▸ What is asked
Write out every line of the material as it stands, apart from the pictures.
━━━━━━━━━━
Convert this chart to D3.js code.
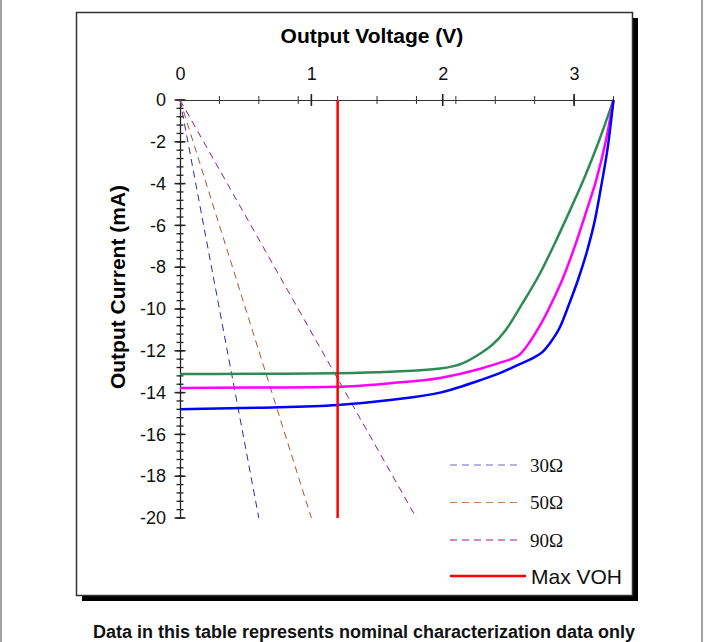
<!DOCTYPE html>
<html><head><meta charset="utf-8">
<script src="https://cdn.jsdelivr.net/npm/d3@7/dist/d3.min.js"></script>
<style>body{margin:0;background:#fff}svg{display:block}</style>
</head><body>
<svg id="c" width="706" height="642"></svg>
<script>
// ---- data ----
const xMajorTicks = [0, 1, 2, 3];
const xMinorTicks = [0.3, 0.6, 0.9, 1.2, 1.5, 1.8, 2.1, 2.4, 2.7, 3.0, 3.3];
const yMajorTicks = [0, -2, -4, -6, -8, -10, -12, -14, -16, -18, -20];
const yMinorStep = 0.4;
const greenV = [0, 0.6, 1.2, 1.6, 1.98, 2.15, 2.28, 2.38, 2.48, 2.6, 2.74, 2.85, 2.96, 3.08, 3.19, 3.3];
const greenI = [-13.11, -13.1, -13.07, -13.0, -12.85, -12.6, -12.15, -11.7, -11.0, -9.8, -8.3, -6.9, -5.4, -3.7, -1.95, 0];
const magentaV = [0, 0.6, 1.2, 1.6, 1.98, 2.28, 2.43, 2.59, 2.66, 2.74, 2.83, 2.91, 3.0, 3.1, 3.17, 3.24, 3.3];
const magentaI = [-13.78, -13.76, -13.72, -13.55, -13.3, -12.87, -12.58, -12.15, -11.6, -10.8, -9.7, -8.6, -7.1, -5.2, -3.8, -2.0, 0];
const blueV = [0, 0.6, 1.2, 1.6, 1.98, 2.28, 2.43, 2.6, 2.7, 2.76, 2.82, 2.89, 2.96, 3.03, 3.1, 3.16, 3.21, 3.26, 3.3];
const blueI = [-14.8, -14.72, -14.59, -14.35, -14.0, -13.42, -13.08, -12.6, -12.3, -12.05, -11.6, -10.9, -9.8, -8.6, -7.2, -5.7, -4.0, -2.1, 0];
const loadNames = ["30\u03A9", "50\u03A9", "90\u03A9"];
const loadOhms = [30, 50, 90];
const maxVOH = 1.2;
const xTitle = "Output Voltage (V)";
const yTitle = "Output Current (mA)";
const footer = "Data in this table represents nominal characterization data only";

// ---- drawing ----
const svg = d3.select("#c");
const x = d3.scaleLinear().domain([0, 3.3]).range([180, 613.5]);
const y = d3.scaleLinear().domain([0, -20]).range([100, 518]);
const SANS = "'Liberation Sans', Arial, sans-serif";
const SERIF = "'Liberation Serif', 'Times New Roman', serif";
const fmt = d => String(d);

// page border lines
svg.append("line").attr("x1", 1).attr("x2", 1).attr("y1", 0).attr("y2", 642).attr("stroke", "#444").attr("stroke-width", 1);
svg.append("line").attr("x1", 702).attr("x2", 702).attr("y1", 0).attr("y2", 642).attr("stroke", "#444").attr("stroke-width", 1);

// box shadow + frame
svg.append("rect").attr("x", 82).attr("y", 18).attr("width", 556).attr("height", 583).attr("fill", "#000");
svg.append("rect").attr("x", 76.5).attr("y", 12.5).attr("width", 556).attr("height", 583).attr("fill", "#fff").attr("stroke", "#333").attr("stroke-width", 1.5);

// titles
svg.append("text").attr("x", 372).attr("y", 43).attr("text-anchor", "middle")
  .attr("font-family", SANS).attr("font-weight", "bold").attr("font-size", 21).text(xTitle);
svg.append("text").attr("transform", "translate(125,287) rotate(-90)").attr("text-anchor", "middle")
  .attr("font-family", SANS).attr("font-weight", "bold").attr("font-size", 21).text(yTitle);

// x axis
const gx = svg.append("g").attr("transform", "translate(0,100)");
gx.call(d3.axisTop(x).tickValues(xMajorTicks).tickSize(0).tickPadding(20).tickFormat(fmt));
gx.select(".domain").attr("stroke", "#333");
gx.selectAll("text").attr("font-family", SANS).attr("font-size", 18).attr("fill", "#111");
gx.selectAll(".minor").data(xMinorTicks).join("line").attr("class", "minor")
  .attr("x1", d => x(d)).attr("x2", d => x(d)).attr("y1", -4).attr("y2", 4).attr("stroke", "#333").attr("stroke-width", 1);
gx.selectAll(".major").data(xMajorTicks.slice(1)).join("line").attr("class", "major")
  .attr("x1", d => x(d)).attr("x2", d => x(d)).attr("y1", -6).attr("y2", 6).attr("stroke", "#222").attr("stroke-width", 1.6);

// y axis
const gy = svg.append("g").attr("transform", "translate(180,0)");
gy.call(d3.axisLeft(y).tickValues(yMajorTicks).tickSize(0).tickPadding(14).tickFormat(fmt));
gy.select(".domain").attr("stroke", "#222").attr("stroke-width", 1.3);
gy.selectAll("text").attr("font-family", SANS).attr("font-size", 18).attr("fill", "#111");
const yMinor = d3.range(0, -20.001, -yMinorStep);
gy.selectAll(".minor").data(yMinor).join("line").attr("class", "minor")
  .attr("x1", -3.5).attr("x2", 3.5).attr("y1", d => y(d)).attr("y2", d => y(d)).attr("stroke", "#222").attr("stroke-width", 1.3);
gy.selectAll(".major").data(yMajorTicks).join("line").attr("class", "major")
  .attr("x1", -5.5).attr("x2", 5.5).attr("y1", d => y(d)).attr("y2", d => y(d)).attr("stroke", "#222").attr("stroke-width", 1.5);

// load lines: V = I * R, I = 20 mA
const loadColors = ["#2c2ca0", "#b2522a", "#8e1a8e"];
const legendDashColors = ["#6a6ac8", "#c87a52", "#9a1a9a"];
loadOhms.forEach((r, k) => {
  const vEnd = 0.020 * r;
  svg.append("line").attr("x1", x(0)).attr("y1", y(0)).attr("x2", x(vEnd)).attr("y2", y(-20))
    .attr("stroke", loadColors[k]).attr("stroke-width", 1).attr("stroke-dasharray", "7,5");
});

// curves
const line = d3.line().x(d => x(d[0])).y(d => y(d[1])).curve(d3.curveMonotoneX);
const curves = [
  {v: greenV, i: greenI, c: "#2e8b57"},
  {v: magentaV, i: magentaI, c: "#ff00ff"},
  {v: blueV, i: blueI, c: "#0000ff"}
];
curves.forEach(s => {
  svg.append("path").attr("d", line(s.v.map((v, k) => [v, s.i[k]])))
    .attr("fill", "none").attr("stroke", s.c).attr("stroke-width", 2.5);
});

// max VOH
svg.append("line").attr("x1", x(maxVOH)).attr("x2", x(maxVOH)).attr("y1", y(0)).attr("y2", y(-20))
  .attr("stroke", "#ff0000").attr("stroke-width", 2.5);

// legend
const legY = [465, 502.5, 540];
loadNames.forEach((n, k) => {
  svg.append("line").attr("x1", 450).attr("x2", 521).attr("y1", legY[k]).attr("y2", legY[k])
    .attr("stroke", legendDashColors[k]).attr("stroke-width", 1.2).attr("stroke-dasharray", "7,5");
  svg.append("text").attr("x", 530).attr("y", legY[k] + 6.5).attr("font-family", SERIF).attr("font-size", 19).attr("fill", "#111").text(n);
});
svg.append("line").attr("x1", 450).attr("x2", 526).attr("y1", 576).attr("y2", 576).attr("stroke", "#ff0000").attr("stroke-width", 2.5);
svg.append("text").attr("x", 531).attr("y", 583.5).attr("font-family", SANS).attr("font-size", 21).attr("fill", "#111").text("Max VOH");

// footer
svg.append("text").attr("x", 364).attr("y", 638).attr("text-anchor", "middle")
  .attr("font-family", SANS).attr("font-weight", "bold").attr("font-size", 18).attr("fill", "#111").text(footer);
</script>
</body></html>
━━━━━━━━━━
▸ Worked answer
Convert this chart to D3.js code.
<!DOCTYPE html>
<html><head><meta charset="utf-8">
<script src="https://cdn.jsdelivr.net/npm/d3@7/dist/d3.min.js"></script>
<style>body{margin:0;background:#fff}svg{display:block}</style>
</head><body>
<svg id="c" width="706" height="642"></svg>
<script>
// ---- data ----
const xMajorTicks = [0, 1, 2, 3];
const xMinorTicks = [0.3, 0.6, 0.9, 1.2, 1.5, 1.8, 2.1, 2.4, 2.7, 3.0, 3.3];
const yMajorTicks = [0, -2, -4, -6, -8, -10, -12, -14, -16, -18, -20];
const yMinorStep = 0.4;
const greenV = [0, 0.6, 1.2, 1.6, 1.98, 2.15, 2.28, 2.38, 2.48, 2.6, 2.74, 2.85, 2.96, 3.08, 3.19, 3.3];
const greenI = [-13.11, -13.1, -13.07, -13.0, -12.85, -12.6, -12.15, -11.7, -11.0, -9.8, -8.3, -6.9, -5.4, -3.7, -1.95, 0];
const magentaV = [0, 0.6, 1.2, 1.6, 1.98, 2.28, 2.43, 2.59, 2.66, 2.74, 2.83, 2.91, 3.0, 3.1, 3.17, 3.24, 3.3];
const magentaI = [-13.78, -13.76, -13.72, -13.55, -13.3, -12.87, -12.58, -12.15, -11.6, -10.8, -9.7, -8.6, -7.1, -5.2, -3.8, -2.0, 0];
const blueV = [0, 0.6, 1.2, 1.6, 1.98, 2.28, 2.43, 2.6, 2.7, 2.76, 2.82, 2.89, 2.96, 3.03, 3.1, 3.16, 3.21, 3.26, 3.3];
const blueI = [-14.8, -14.72, -14.59, -14.35, -14.0, -13.42, -13.08, -12.6, -12.3, -12.05, -11.6, -10.9, -9.8, -8.6, -7.2, -5.7, -4.0, -2.1, 0];
const loadNames = ["30\u03A9", "50\u03A9", "90\u03A9"];
const loadOhms = [30, 50, 90];
const maxVOH = 1.2;
const xTitle = "Output Voltage (V)";
const yTitle = "Output Current (mA)";
const footer = "Data in this table represents nominal characterization data only";

// ---- drawing ----
const svg = d3.select("#c");
const x = d3.scaleLinear().domain([0, 3.3]).range([180, 613.5]);
const y = d3.scaleLinear().domain([0, -20]).range([100, 518]);
const SANS = "'Liberation Sans', Arial, sans-serif";
const SERIF = "'Liberation Serif', 'Times New Roman', serif";
const fmt = d => String(d);

// page border lines
svg.append("line").attr("x1", 1).attr("x2", 1).attr("y1", 0).attr("y2", 642).attr("stroke", "#444").attr("stroke-width", 1);
svg.append("line").attr("x1", 702).attr("x2", 702).attr("y1", 0).attr("y2", 642).attr("stroke", "#444").attr("stroke-width", 1);

// box shadow + frame
svg.append("rect").attr("x", 82).attr("y", 18).attr("width", 556).attr("height", 583).attr("fill", "#000");
svg.append("rect").attr("x", 76.5).attr("y", 12.5).attr("width", 556).attr("height", 583).attr("fill", "#fff").attr("stroke", "#333").attr("stroke-width", 1.5);

// titles
svg.append("text").attr("x", 372).attr("y", 43).attr("text-anchor", "middle")
  .attr("font-family", SANS).attr("font-weight", "bold").attr("font-size", 21).text(xTitle);
svg.append("text").attr("transform", "translate(125,287) rotate(-90)").attr("text-anchor", "middle")
  .attr("font-family", SANS).attr("font-weight", "bold").attr("font-size", 21).text(yTitle);

// x axis
const gx = svg.append("g").attr("transform", "translate(0,100)");
gx.call(d3.axisTop(x).tickValues(xMajorTicks).tickSize(0).tickPadding(20).tickFormat(fmt));
gx.select(".domain").attr("stroke", "#333");
gx.selectAll("text").attr("font-family", SANS).attr("font-size", 18).attr("fill", "#111");
gx.selectAll(".minor").data(xMinorTicks).join("line").attr("class", "minor")
  .attr("x1", d => x(d)).attr("x2", d => x(d)).attr("y1", -4).attr("y2", 4).attr("stroke", "#333").attr("stroke-width", 1);
gx.selectAll(".major").data(xMajorTicks.slice(1)).join("line").attr("class", "major")
  .attr("x1", d => x(d)).attr("x2", d => x(d)).attr("y1", -6).attr("y2", 6).attr("stroke", "#222").attr("stroke-width", 1.6);

// y axis
const gy = svg.append("g").attr("transform", "translate(180,0)");
gy.call(d3.axisLeft(y).tickValues(yMajorTicks).tickSize(0).tickPadding(14).tickFormat(fmt));
gy.select(".domain").attr("stroke", "#222").attr("stroke-width", 1.3);
gy.selectAll("text").attr("font-family", SANS).attr("font-size", 18).attr("fill", "#111");
const yMinor = d3.range(0, -20.001, -yMinorStep);
gy.selectAll(".minor").data(yMinor).join("line").attr("class", "minor")
  .attr("x1", -3.5).attr("x2", 3.5).attr("y1", d => y(d)).attr("y2", d => y(d)).attr("stroke", "#222").attr("stroke-width", 1.3);
gy.selectAll(".major").data(yMajorTicks).join("line").attr("class", "major")
  .attr("x1", -5.5).attr("x2", 5.5).attr("y1", d => y(d)).attr("y2", d => y(d)).attr("stroke", "#222").attr("stroke-width", 1.5);

// load lines: V = I * R, I = 20 mA
const loadColors = ["#2c2ca0", "#b2522a", "#8e1a8e"];
const legendDashColors = ["#6a6ac8", "#c87a52", "#9a1a9a"];
loadOhms.forEach((r, k) => {
  const vEnd = 0.020 * r;
  svg.append("line").attr("x1", x(0)).attr("y1", y(0)).attr("x2", x(vEnd)).attr("y2", y(-20))
    .attr("stroke", loadColors[k]).attr("stroke-width", 1).attr("stroke-dasharray", "7,5");
});

// curves
const line = d3.line().x(d => x(d[0])).y(d => y(d[1])).curve(d3.curveMonotoneX);
const curves = [
  {v: greenV, i: greenI, c: "#2e8b57"},
  {v: magentaV, i: magentaI, c: "#ff00ff"},
  {v: blueV, i: blueI, c: "#0000ff"}
];
curves.forEach(s => {
  svg.append("path").attr("d", line(s.v.map((v, k) => [v, s.i[k]])))
    .attr("fill", "none").attr("stroke", s.c).attr("stroke-width", 2.5);
});

// max VOH
svg.append("line").attr("x1", x(maxVOH)).attr("x2", x(maxVOH)).attr("y1", y(0)).attr("y2", y(-20))
  .attr("stroke", "#ff0000").attr("stroke-width", 2.5);

// legend
const legY = [465, 502.5, 540];
loadNames.forEach((n, k) => {
  svg.append("line").attr("x1", 450).attr("x2", 521).attr("y1", legY[k]).attr("y2", legY[k])
    .attr("stroke", legendDashColors[k]).attr("stroke-width", 1.2).attr("stroke-dasharray", "7,5");
  svg.append("text").attr("x", 530).attr("y", legY[k] + 6.5).attr("font-family", SERIF).attr("font-size", 19).attr("fill", "#111").text(n);
});
svg.append("line").attr("x1", 450).attr("x2", 526).attr("y1", 576).attr("y2", 576).attr("stroke", "#ff0000").attr("stroke-width", 2.5);
svg.append("text").attr("x", 531).attr("y", 583.5).attr("font-family", SANS).attr("font-size", 21).attr("fill", "#111").text("Max VOH");

// footer
svg.append("text").attr("x", 364).attr("y", 638).attr("text-anchor", "middle")
  .attr("font-family", SANS).attr("font-weight", "bold").attr("font-size", 18).attr("fill", "#111").text(footer);
</script>
</body></html>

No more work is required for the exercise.